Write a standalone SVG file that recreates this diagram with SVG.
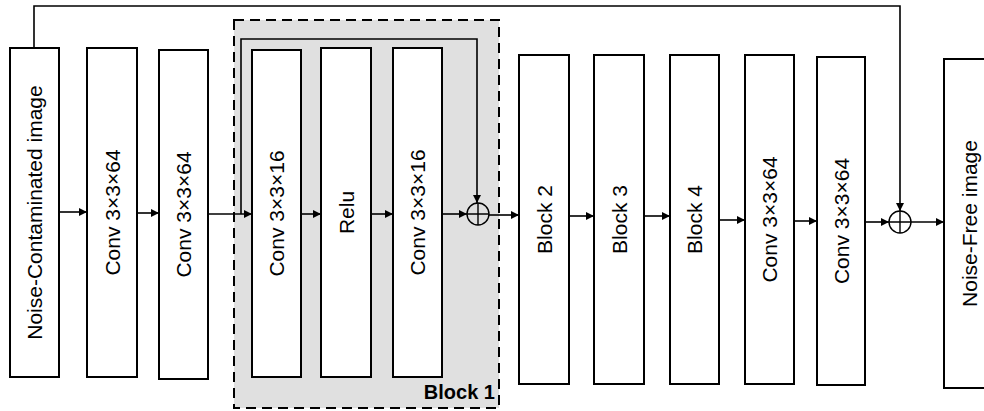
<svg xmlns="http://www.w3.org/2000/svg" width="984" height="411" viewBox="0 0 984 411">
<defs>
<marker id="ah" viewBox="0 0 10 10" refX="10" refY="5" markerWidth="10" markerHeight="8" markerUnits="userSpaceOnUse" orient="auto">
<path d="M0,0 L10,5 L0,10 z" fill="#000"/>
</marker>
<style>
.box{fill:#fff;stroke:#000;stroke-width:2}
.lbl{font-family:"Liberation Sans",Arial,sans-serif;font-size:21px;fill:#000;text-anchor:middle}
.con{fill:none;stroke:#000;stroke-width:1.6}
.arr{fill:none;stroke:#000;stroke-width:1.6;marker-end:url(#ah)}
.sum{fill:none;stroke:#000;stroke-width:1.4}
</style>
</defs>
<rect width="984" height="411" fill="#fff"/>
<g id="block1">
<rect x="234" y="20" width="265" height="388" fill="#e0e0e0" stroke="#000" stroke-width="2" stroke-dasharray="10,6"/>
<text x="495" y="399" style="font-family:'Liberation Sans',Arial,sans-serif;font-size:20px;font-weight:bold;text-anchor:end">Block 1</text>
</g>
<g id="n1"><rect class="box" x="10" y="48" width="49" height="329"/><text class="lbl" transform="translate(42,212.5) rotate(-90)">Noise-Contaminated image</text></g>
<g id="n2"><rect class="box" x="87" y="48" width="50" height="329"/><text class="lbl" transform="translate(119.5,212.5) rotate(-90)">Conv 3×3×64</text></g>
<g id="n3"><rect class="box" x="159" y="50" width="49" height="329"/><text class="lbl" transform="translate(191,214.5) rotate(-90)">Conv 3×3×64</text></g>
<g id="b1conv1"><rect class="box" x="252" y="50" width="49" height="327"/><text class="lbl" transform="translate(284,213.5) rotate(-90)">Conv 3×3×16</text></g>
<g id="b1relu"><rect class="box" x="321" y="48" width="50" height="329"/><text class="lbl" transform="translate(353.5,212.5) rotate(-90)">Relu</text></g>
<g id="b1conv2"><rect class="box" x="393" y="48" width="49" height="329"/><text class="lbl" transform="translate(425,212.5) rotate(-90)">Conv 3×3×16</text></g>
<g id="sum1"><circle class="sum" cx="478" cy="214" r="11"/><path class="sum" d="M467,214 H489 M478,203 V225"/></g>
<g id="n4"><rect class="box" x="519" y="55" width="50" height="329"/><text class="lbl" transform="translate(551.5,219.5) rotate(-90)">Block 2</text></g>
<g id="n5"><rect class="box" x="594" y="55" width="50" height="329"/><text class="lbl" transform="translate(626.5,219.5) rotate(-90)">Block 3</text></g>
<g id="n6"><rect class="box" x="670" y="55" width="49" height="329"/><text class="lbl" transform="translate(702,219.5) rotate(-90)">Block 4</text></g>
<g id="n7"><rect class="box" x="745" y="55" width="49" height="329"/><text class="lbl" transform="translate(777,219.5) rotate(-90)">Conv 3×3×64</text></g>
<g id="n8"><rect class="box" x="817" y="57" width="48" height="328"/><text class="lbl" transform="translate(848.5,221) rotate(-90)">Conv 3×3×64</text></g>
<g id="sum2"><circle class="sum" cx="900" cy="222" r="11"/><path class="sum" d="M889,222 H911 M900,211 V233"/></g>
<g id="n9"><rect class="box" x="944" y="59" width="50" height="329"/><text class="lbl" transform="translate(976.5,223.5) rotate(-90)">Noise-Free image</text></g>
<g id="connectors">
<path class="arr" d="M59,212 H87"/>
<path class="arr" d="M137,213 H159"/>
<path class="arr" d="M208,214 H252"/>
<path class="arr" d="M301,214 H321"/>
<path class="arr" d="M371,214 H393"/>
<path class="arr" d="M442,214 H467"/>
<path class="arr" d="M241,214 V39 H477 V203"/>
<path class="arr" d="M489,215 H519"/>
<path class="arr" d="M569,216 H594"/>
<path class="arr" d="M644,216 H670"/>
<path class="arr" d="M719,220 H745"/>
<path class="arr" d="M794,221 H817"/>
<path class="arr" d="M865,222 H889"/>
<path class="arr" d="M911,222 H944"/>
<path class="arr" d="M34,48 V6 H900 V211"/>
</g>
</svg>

**Exercise goal:** Give back the whole listing as it stands, minus its pictures.

**Written reply:**
Write a standalone SVG file that recreates this diagram with SVG.
<svg xmlns="http://www.w3.org/2000/svg" width="984" height="411" viewBox="0 0 984 411">
<defs>
<marker id="ah" viewBox="0 0 10 10" refX="10" refY="5" markerWidth="10" markerHeight="8" markerUnits="userSpaceOnUse" orient="auto">
<path d="M0,0 L10,5 L0,10 z" fill="#000"/>
</marker>
<style>
.box{fill:#fff;stroke:#000;stroke-width:2}
.lbl{font-family:"Liberation Sans",Arial,sans-serif;font-size:21px;fill:#000;text-anchor:middle}
.con{fill:none;stroke:#000;stroke-width:1.6}
.arr{fill:none;stroke:#000;stroke-width:1.6;marker-end:url(#ah)}
.sum{fill:none;stroke:#000;stroke-width:1.4}
</style>
</defs>
<rect width="984" height="411" fill="#fff"/>
<g id="block1">
<rect x="234" y="20" width="265" height="388" fill="#e0e0e0" stroke="#000" stroke-width="2" stroke-dasharray="10,6"/>
<text x="495" y="399" style="font-family:'Liberation Sans',Arial,sans-serif;font-size:20px;font-weight:bold;text-anchor:end">Block 1</text>
</g>
<g id="n1"><rect class="box" x="10" y="48" width="49" height="329"/><text class="lbl" transform="translate(42,212.5) rotate(-90)">Noise-Contaminated image</text></g>
<g id="n2"><rect class="box" x="87" y="48" width="50" height="329"/><text class="lbl" transform="translate(119.5,212.5) rotate(-90)">Conv 3×3×64</text></g>
<g id="n3"><rect class="box" x="159" y="50" width="49" height="329"/><text class="lbl" transform="translate(191,214.5) rotate(-90)">Conv 3×3×64</text></g>
<g id="b1conv1"><rect class="box" x="252" y="50" width="49" height="327"/><text class="lbl" transform="translate(284,213.5) rotate(-90)">Conv 3×3×16</text></g>
<g id="b1relu"><rect class="box" x="321" y="48" width="50" height="329"/><text class="lbl" transform="translate(353.5,212.5) rotate(-90)">Relu</text></g>
<g id="b1conv2"><rect class="box" x="393" y="48" width="49" height="329"/><text class="lbl" transform="translate(425,212.5) rotate(-90)">Conv 3×3×16</text></g>
<g id="sum1"><circle class="sum" cx="478" cy="214" r="11"/><path class="sum" d="M467,214 H489 M478,203 V225"/></g>
<g id="n4"><rect class="box" x="519" y="55" width="50" height="329"/><text class="lbl" transform="translate(551.5,219.5) rotate(-90)">Block 2</text></g>
<g id="n5"><rect class="box" x="594" y="55" width="50" height="329"/><text class="lbl" transform="translate(626.5,219.5) rotate(-90)">Block 3</text></g>
<g id="n6"><rect class="box" x="670" y="55" width="49" height="329"/><text class="lbl" transform="translate(702,219.5) rotate(-90)">Block 4</text></g>
<g id="n7"><rect class="box" x="745" y="55" width="49" height="329"/><text class="lbl" transform="translate(777,219.5) rotate(-90)">Conv 3×3×64</text></g>
<g id="n8"><rect class="box" x="817" y="57" width="48" height="328"/><text class="lbl" transform="translate(848.5,221) rotate(-90)">Conv 3×3×64</text></g>
<g id="sum2"><circle class="sum" cx="900" cy="222" r="11"/><path class="sum" d="M889,222 H911 M900,211 V233"/></g>
<g id="n9"><rect class="box" x="944" y="59" width="50" height="329"/><text class="lbl" transform="translate(976.5,223.5) rotate(-90)">Noise-Free image</text></g>
<g id="connectors">
<path class="arr" d="M59,212 H87"/>
<path class="arr" d="M137,213 H159"/>
<path class="arr" d="M208,214 H252"/>
<path class="arr" d="M301,214 H321"/>
<path class="arr" d="M371,214 H393"/>
<path class="arr" d="M442,214 H467"/>
<path class="arr" d="M241,214 V39 H477 V203"/>
<path class="arr" d="M489,215 H519"/>
<path class="arr" d="M569,216 H594"/>
<path class="arr" d="M644,216 H670"/>
<path class="arr" d="M719,220 H745"/>
<path class="arr" d="M794,221 H817"/>
<path class="arr" d="M865,222 H889"/>
<path class="arr" d="M911,222 H944"/>
<path class="arr" d="M34,48 V6 H900 V211"/>
</g>
</svg>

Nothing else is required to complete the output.